Chabot also contends that the air district arbitrarily decided to exclude pollution generated from nearby freeways and roads when determining health impacts. On average, about 500,000 vehicles pass through the intersection of I-880 and Winton Road. On nearby Highway 92, it's about 214,000 vehicles a day. There's also heavy traffic on Hesperian Boulevard, which runs in front of Chabot College. However, the air district chose to just include a section of Highway 92 in its pollution modeling — even though both the county health department and the district itself already consider area residents to suffer from a disproportionate number of health problems due to air pollution.

Alexander Crockett, an air district attorney who is handling the appeal, noted in an interview that the district explained in court documents that it decided to exclude the freeway pollution because the law only requires it to account for sources closer to the power plant. He said tests showed pollution from the Nimitz dissipates to legally insignificant levels by the time it reaches the neighborhood adjacent to the proposed plant.

Crockett also said the district's testing showed that 7.5 pounds of particulate matter per hour was doable for the Calpine facility, which will use state-of-the art equipment. District modeling, he said, revealed that the plant can meet the 7.5-pound standard 95 percent of the time. In addition, he said the district will order independent monitoring of the facility to make sure it lives up to the cap. Crockett, however, acknowledged that the monitoring will only occur during a total of three hours each year during announced visits to the plant — a standard the college contends is inadequate.

As for Calpine, Senior Vice President John Ronan downplayed the significance of Siemens' refusal to guarantee that its equipment will meet the 7.5 pounds-per-hour standard. He said it's a legal-liability issue. Manufacturers are afraid they will be sued if they guarantee their equipment will live up to such strict standards but then fail to do so, he said. "We would not agree to that standard, and the air district would not issue a permit to us if it was not doable," he added.

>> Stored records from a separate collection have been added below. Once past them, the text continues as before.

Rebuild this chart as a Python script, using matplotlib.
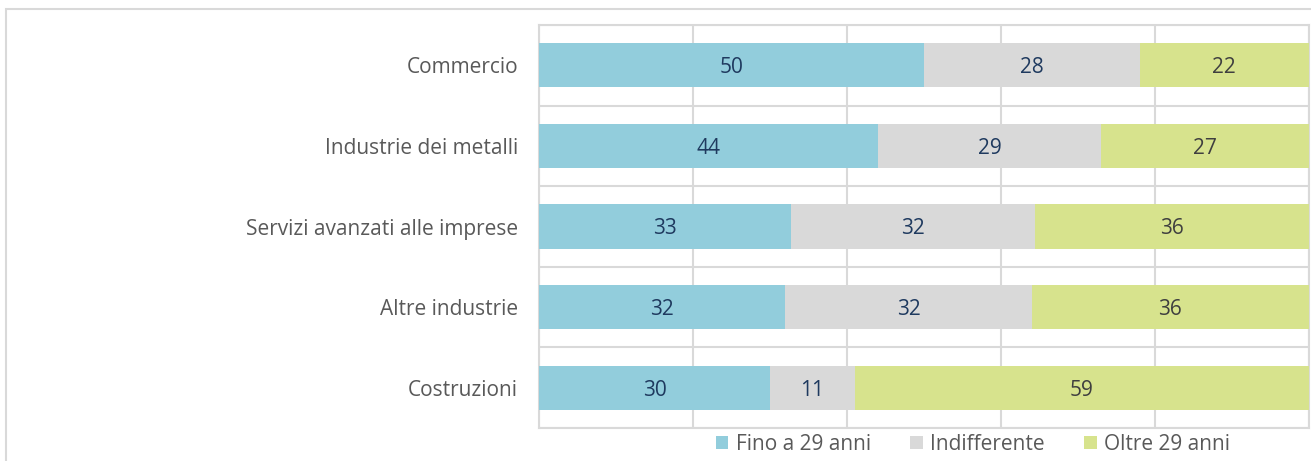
import numpy as np
import matplotlib.pyplot as plt
from matplotlib.patches import Rectangle

categories = ['Commercio', 'Industrie dei metalli', 'Servizi avanzati alle imprese',
              'Altre industrie', 'Costruzioni']
fino_29 = [50, 44, 33, 32, 30]
indifferente = [28, 29, 32, 32, 11]
oltre_29 = [22, 27, 36, 36, 59]
series_names = ['Fino a 29 anni', 'Indifferente', 'Oltre 29 anni']

colors = ['#92CDDC', '#D9D9D9', '#D7E38D']
label_colors = ['#1F3A5F', '#1F3A5F', '#3F3F3F']
grid_col = '#D9D9D9'

plt.rcParams['font.family'] = ['Open Sans', 'DejaVu Sans']

fig = plt.figure(figsize=(13.11, 4.61), dpi=100)
ax = fig.add_axes([539 / 1311, 1 - 428 / 461, 770 / 1311, 403 / 461])

vals = np.array([fino_29, indifferente, oltre_29], dtype=float)
shares = vals / vals.sum(axis=0) * 100
y = np.arange(len(categories))

left = np.zeros(len(categories))
for i in range(3):
    ax.barh(y, shares[i], left=left, height=0.55, color=colors[i],
            label=series_names[i], zorder=3)
    for j in range(len(categories)):
        ax.text(left[j] + shares[i][j] / 2, y[j] + 0.03, str(int(vals[i][j])),
                ha='center', va='center', fontsize=15, color=label_colors[i], zorder=4)
    left += shares[i]

ax.set_xlim(0, 100)
ax.set_ylim(len(categories) - 0.5, -0.5)
ax.set_xticks(np.arange(0, 101, 20))
ax.set_xticklabels([])
ax.set_yticks(y)
ax.set_yticklabels(categories, fontsize=15, color='#595959')
ax.set_yticks(np.arange(-0.5, len(categories), 1), minor=True)
ax.tick_params(axis='both', length=0, pad=15)
ax.tick_params(axis='y', which='minor', length=0)
ax.grid(axis='x', color=grid_col, linewidth=1.5, zorder=0)
ax.grid(axis='y', which='minor', color=grid_col, linewidth=1.5, zorder=0)
for s in ax.spines.values():
    s.set_color(grid_col)
    s.set_linewidth(1.5)

ax.legend(loc='center', bbox_to_anchor=(973 / 1311, 1 - 444 / 461),
          bbox_transform=fig.transFigure, ncol=3, frameon=False, fontsize=15,
          handlelength=0.6, handleheight=0.6, handletextpad=0.35, columnspacing=1.9,
          labelcolor='#595959')

# chart outer frame
fig.patches.append(Rectangle((6 / 1311, -0.1), 1.2, 1 - 9 / 461 + 0.1,
                             transform=fig.transFigure, fill=False,
                             edgecolor=grid_col, linewidth=1.5))

fig.savefig('out.png', dpi=100)
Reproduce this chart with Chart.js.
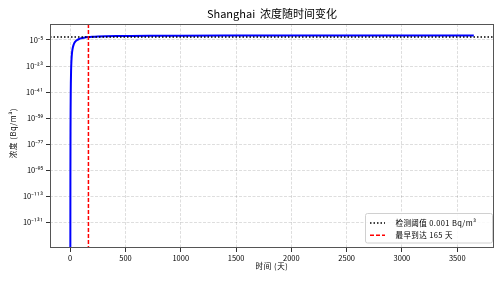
<!DOCTYPE html>
<html>
<head>
<meta charset="utf-8">
<script src="https://cdn.jsdelivr.net/npm/chart.js@4.4.1/dist/chart.umd.min.js"></script>
<style>
  html, body { margin: 0; padding: 0; background: #fff; }
</style>
</head>
<body>
<canvas id="chart" width="504" height="284"></canvas>
<script>
// Values (log y axis)
const days = [1, 2, 3, 4, 5, 6, 8, 10, 13, 16, 20, 25, 30, 40, 50, 65, 80, 100, 125, 165,
  200, 250, 320, 420, 550, 750, 1000, 1400, 2000, 2800, 3650];
const concentration = [1e-202, 1e-102, 3e-69, 1.6e-52, 1.6e-42, 8e-36, 1.6e-27, 1.6e-22, 6e-18, 5e-15,
  1.6e-12, 1.6e-10, 3e-9, 1.6e-7, 1.6e-6, 1.3e-5, 5e-5, 1.6e-4, 4e-4, 1e-3,
  1.6e-3, 2.5e-3, 3.7e-3, 5.2e-3, 6.9e-3, 8.5e-3, 1e-2, 1.15e-2, 1.26e-2, 1.35e-2, 1.4e-2];
const xTicks = [0, 500, 1000, 1500, 2000, 2500, 3000, 3500];
const yTicks = [1e-5, 1e-23, 1e-41, 1e-59, 1e-77, 1e-95, 1e-113, 1e-131];
const THRESHOLD = 0.001;
const ARRIVAL_DAY = 165;

const TITLE = 'Shanghai  浓度随时间变化';
const X_LABEL = '时间 (天)';
const Y_LABEL = '浓度 (Bq/m³)';
const LEGEND_LABELS = ['检测阈值 0.001 Bq/m³', '最早到达 ' + ARRIVAL_DAY + ' 天'];

const FONT = '"Noto Sans CJK SC", "Noto Sans", sans-serif';
const GRID = 'rgba(0, 0, 0, 0.13)';

const SUP = { '0': '⁰', '1': '¹', '2': '²', '3': '³', '4': '⁴', '5': '⁵', '6': '⁶', '7': '⁷', '8': '⁸', '9': '⁹', '-': '⁻' };
function powLabel(v) {
  const e = Math.round(Math.log10(v));
  return '10' + String(e).split('').map((c) => SUP[c]).join('');
}

const decor = {
  id: 'decor',
  afterDatasetsDraw(chart) {
    const { ctx, chartArea: a, scales } = chart;
    ctx.save();
    ctx.beginPath();
    ctx.rect(a.left, a.top, a.right - a.left, a.bottom - a.top);
    ctx.clip();
    // threshold line
    const y = scales.y.getPixelForValue(THRESHOLD);
    ctx.strokeStyle = '#000';
    ctx.lineWidth = 1.5;
    ctx.setLineDash([1.5, 2]);
    ctx.beginPath();
    ctx.moveTo(a.left, y);
    ctx.lineTo(a.right, y);
    ctx.stroke();
    // first arrival line
    const x = scales.x.getPixelForValue(ARRIVAL_DAY);
    ctx.strokeStyle = '#ff0000';
    ctx.setLineDash([4, 2]);
    ctx.beginPath();
    ctx.moveTo(x, a.top);
    ctx.lineTo(x, a.bottom);
    ctx.stroke();
    ctx.restore();
  },
  afterDraw(chart) {
    const { ctx, chartArea: a } = chart;
    ctx.save();
    // frame
    ctx.strokeStyle = '#555';
    ctx.lineWidth = 1;
    ctx.strokeRect(a.left + 0.5, a.top + 0.5, a.right - a.left - 1, a.bottom - a.top - 1);

    ctx.fillStyle = '#000';
    ctx.textAlign = 'center';
    ctx.textBaseline = 'middle';
    ctx.font = '11px ' + FONT;
    ctx.fillText(TITLE, (a.left + a.right) / 2, 14);
    ctx.font = '7.5px ' + FONT;
    ctx.letterSpacing = '0.6px';
    ctx.fillText(X_LABEL, (a.left + a.right) / 2, 266);
    ctx.save();
    ctx.translate(13, (a.top + a.bottom) / 2 - 3);
    ctx.rotate(-Math.PI / 2);
    ctx.fillText(Y_LABEL, 0, 0);
    ctx.restore();

    // legend
    const lx = 365, ly = 213.5, lw = 127, lh = 29.5;
    ctx.fillStyle = 'rgba(255,255,255,0.85)';
    ctx.strokeStyle = '#d0d0d0';
    ctx.lineWidth = 1;
    ctx.beginPath();
    ctx.roundRect(lx + 0.5, ly, lw, lh, 2);
    ctx.fill();
    ctx.stroke();
    const rows = [223, 235.3];
    ctx.lineWidth = 1.5;
    ctx.strokeStyle = '#000';
    ctx.setLineDash([1.5, 2]);
    ctx.beginPath(); ctx.moveTo(370, rows[0]); ctx.lineTo(385, rows[0]); ctx.stroke();
    ctx.strokeStyle = '#ff0000';
    ctx.setLineDash([4, 2]);
    ctx.beginPath(); ctx.moveTo(370, rows[1]); ctx.lineTo(385, rows[1]); ctx.stroke();
    ctx.setLineDash([]);
    ctx.fillStyle = '#000';
    ctx.textAlign = 'left';
    ctx.font = '7.5px ' + FONT;
    ctx.letterSpacing = '0.4px';
    ctx.fillText(LEGEND_LABELS[0], 395.5, rows[0]);
    ctx.fillText(LEGEND_LABELS[1], 395.5, rows[1]);
    ctx.restore();
  }
};

new Chart(document.getElementById('chart'), {
  type: 'line',
  data: {
    datasets: [{
      data: days.map((d, i) => ({ x: d, y: concentration[i] })),
      borderColor: '#0000ff',
      borderWidth: 2,
      pointRadius: 0,
      cubicInterpolationMode: 'monotone',
      fill: false,
    }],
  },
  options: {
    responsive: false,
    animation: false,
    events: [],
    layout: { padding: { left: 0, top: 24, right: 10, bottom: 0 } },
    plugins: { legend: { display: false }, title: { display: false }, tooltip: { enabled: false } },
    scales: {
      x: {
        type: 'linear',
        min: -182.5,
        max: 3832.5,
        afterBuildTicks: (s) => { s.ticks = xTicks.map((v) => ({ value: v })); },
        afterFit: (s) => { s.height = 36; },
        ticks: { color: '#000', font: { family: FONT, size: 7.5 }, padding: 2, maxRotation: 0, callback: (v) => String(v) },
        grid: { color: GRID, tickColor: '#333', tickLength: 4 },
        border: { display: false, dash: [3, 1.5] },
      },
      y: {
        type: 'logarithmic',
        min: Math.pow(10, -148.8),
        max: Math.pow(10, 6.06),
        afterBuildTicks: (s) => { s.ticks = yTicks.map((v) => ({ value: v })); },
        afterFit: (s) => { s.width = 50; },
        ticks: { color: '#000', font: { family: FONT, size: 7.5 }, padding: 3, callback: (v) => powLabel(v) },
        grid: { color: GRID, tickColor: '#333', tickLength: 4 },
        border: { display: false, dash: [3, 1.5] },
      },
    },
  },
  plugins: [decor],
});
</script>
</body>
</html>
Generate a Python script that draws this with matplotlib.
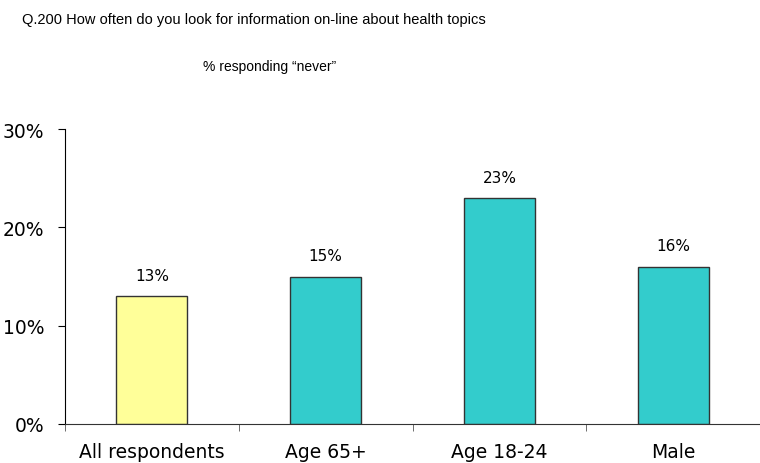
import matplotlib.pyplot as plt
import numpy as np

categories = ["All respondents", "Age 65+", "Age 18-24", "Male"]
values = [13, 15, 23, 16]
colors = ["#FFFF99", "#33CCCC", "#33CCCC", "#33CCCC"]
yticks = [0, 10, 20, 30]

fig = plt.figure(figsize=(7.6, 4.64), dpi=100)
ax = fig.add_axes([65 / 760, 1 - 425 / 464, 1 - 65 / 760, (425 - 130) / 464])

x = np.arange(len(categories))
ax.bar(x, values, width=0.41, color=colors, edgecolor="#333333", linewidth=1)

for xi, v in zip(x, values):
    ax.text(xi, v + 1.35, f"{v}%", ha="center", va="bottom", fontsize=11, family="DejaVu Sans")

ax.set_xlim(-0.5, len(categories) - 0.5)
ax.set_ylim(0, 30)
ax.set_yticks(yticks)
ax.set_yticklabels([f"{t}%" for t in yticks], fontsize=13.5)
ax.set_xticks(x)
ax.set_xticklabels(categories, fontsize=13.5)
ax.tick_params(axis="x", length=0, pad=13)
ax.set_xticks(np.arange(-0.5, len(categories) - 0.5), minor=True)
ax.tick_params(axis="x", which="minor", length=5, color="#555555")
ax.tick_params(axis="y", length=5, pad=10)

for s in ["top", "right"]:
    ax.spines[s].set_visible(False)
ax.spines["bottom"].set_color("#333333")

fig.text(22 / 760, 1 - 20 / 464, "Q.200 How often do you look for information on-line about health topics",
         fontsize=10.5, family="Liberation Sans", va="center", ha="left")
fig.text(270 / 760, 1 - 67 / 464, "% responding \u201cnever\u201d",
         fontsize=10, family="Liberation Sans", va="center", ha="center")

fig.savefig("out.png", dpi=100)
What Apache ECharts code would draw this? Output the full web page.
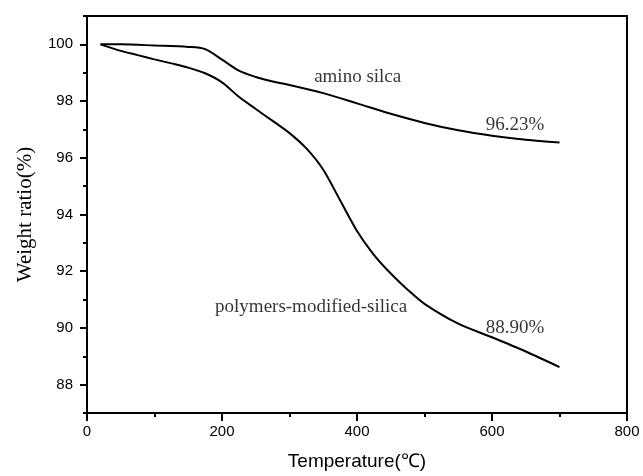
<!DOCTYPE html>
<html>
<head>
<meta charset="utf-8">
<script src="https://cdn.jsdelivr.net/npm/echarts@6/dist/echarts.min.js"></script>
<style>
html,body{margin:0;padding:0;background:#fff;}
#chart{width:643px;height:476px;}
</style>
</head>
<body>
<div id="chart"></div>
<script>
// amino silica
var aminoT = [20, 50, 100, 150, 175, 200, 225, 250, 275, 300, 350, 400, 450, 500, 550, 600, 650, 700];
var aminoW = [100.0, 100.0, 99.96, 99.91, 99.83, 99.46, 99.07, 98.85, 98.69, 98.57, 98.28, 97.92, 97.55, 97.23, 96.97, 96.78, 96.64, 96.54];
// polymers-modified-silica
var polyT = [20, 50, 75, 100, 125, 150, 175, 200, 225, 250, 275, 300, 325, 350, 375, 400, 425, 450, 475, 500, 550, 600, 650, 700];
var polyW = [100.0, 99.77, 99.62, 99.47, 99.33, 99.18, 98.98, 98.66, 98.15, 97.72, 97.3, 96.87, 96.33, 95.58, 94.5, 93.42, 92.58, 91.92, 91.35, 90.85, 90.15, 89.67, 89.17, 88.62];
// y tick labels
var yTicks = [88, 90, 92, 94, 96, 98, 100];
// annotations (data coordinates)
var noteText = ['amino silca', '96.23%', 'polymers-modified-silica', '88.90%'];
var noteT = [401, 634, 332, 634];
var noteW = [98.84, 97.15, 90.74, 90.0];

function pairs(xs, ys){ return xs.map(function(x,i){ return [x, ys[i]]; }); }

var chart = echarts.init(document.getElementById('chart'), null, {renderer:'canvas'});
var sans = 'Liberation Sans, Arial, sans-serif';
var serif = 'Liberation Serif, Times New Roman, serif';
chart.setOption({
  backgroundColor: '#fff',
  animation: false,
  grid: {left: 87, right: 16, top: 16, bottom: 63, show: true, borderColor: '#000', borderWidth: 2, backgroundColor: 'transparent'},
  xAxis: {
    type: 'value', min: 0, max: 800, interval: 200,
    name: 'Temperature(\u2103)', nameLocation: 'middle', nameGap: 39,
    nameTextStyle: {fontFamily: sans, fontSize: 19, color: '#000'},
    axisLine: {show: true, lineStyle: {color: '#000', width: 2}},
    axisTick: {show: true, inside: false, length: 8, lineStyle: {color: '#000', width: 2}},
    minorTick: {show: true, splitNumber: 2, length: 4, lineStyle: {color: '#000', width: 2}},
    axisLabel: {fontFamily: sans, fontSize: 15, color: '#000', margin: 11},
    splitLine: {show: false}
  },
  yAxis: [{
    type: 'value', min: 87, max: 101, interval: 1,
    name: 'Weight ratio(%)', nameLocation: 'middle', nameGap: 51,
    nameTextStyle: {fontFamily: serif, fontSize: 21, color: '#000'},
    axisLine: {show: true, lineStyle: {color: '#000', width: 2}},
    axisTick: {show: true, inside: false, length: 7, customValues: yTicks, lineStyle: {color: '#000', width: 2}},
    axisLabel: {fontFamily: sans, fontSize: 15, color: '#000', margin: 14, customValues: yTicks},
    splitLine: {show: false}
  }, {
    type: 'value', min: 87, max: 101, interval: 1, position: 'left',
    axisLine: {show: false},
    axisTick: {show: true, inside: false, length: 4, lineStyle: {color: '#000', width: 2}},
    axisLabel: {show: false},
    splitLine: {show: false}
  }],
  series: [
    {type: 'line', name: 'amino silca', data: pairs(aminoT, aminoW), smooth: 0.3, showSymbol: false,
     lineStyle: {color: '#000', width: 2}},
    {type: 'line', name: 'polymers-modified-silica', data: pairs(polyT, polyW), smooth: 0.3, showSymbol: false,
     lineStyle: {color: '#000', width: 2}},
    {type: 'scatter', symbolSize: 0, silent: true,
     data: noteText.map(function(t,i){ return {value: [noteT[i], noteW[i]], name: t}; }),
     label: {show: true, position: 'inside', formatter: '{b}', fontFamily: serif, fontSize: 19, color: '#000'}}
  ]
});
</script>
</body>
</html>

There's no guarantee that Chabot's appeal will get anywhere with the EPA appeals board. Both Calpine and the air district argued that federal regulations don't require the district to conduct hourly testing prior to issuing Calpine's permit — thereby making the argument over the standard moot. In fact, both Calpine and the air district contend that Chabot's case should be dismissed on that issue.

What's left unsaid in the case is whether the plant is even necessary. Calpine proposed the plant during the 2001 California energy crisis when regulators were convinced that the state needed more plants. However, once the Enron scandal revealed that many of the energy shortages at the beginning of the last decade were bogus, the drive to build more fossil-fuel power plants lost steam.

In fact, PG&E, which is contracted to buy the energy produced in Hayward, doesn't need more natural-gas-fired-produced electricity. As previously reported by this newspaper, Pacific Gas and Electric Company already plans to build two more natural gas plants in Contra Costa County even though its renewable energy portfolio has diminished in recent years and the utility is nowhere close to meeting the state standard of 20 percent renewables in 2010 (see "PG&E Wants More Fossil Fuels," Eco Watch, 11/18/2009).

Moreover, the energy to be produced won't even benefit the East Bay. PG&E plans to ship it to San Francisco and San Mateo counties. But the utility will first have to spend huge sums upgrading its transmission lines that cross the bay to accommodate all the power generated by the giant new Hayward facility.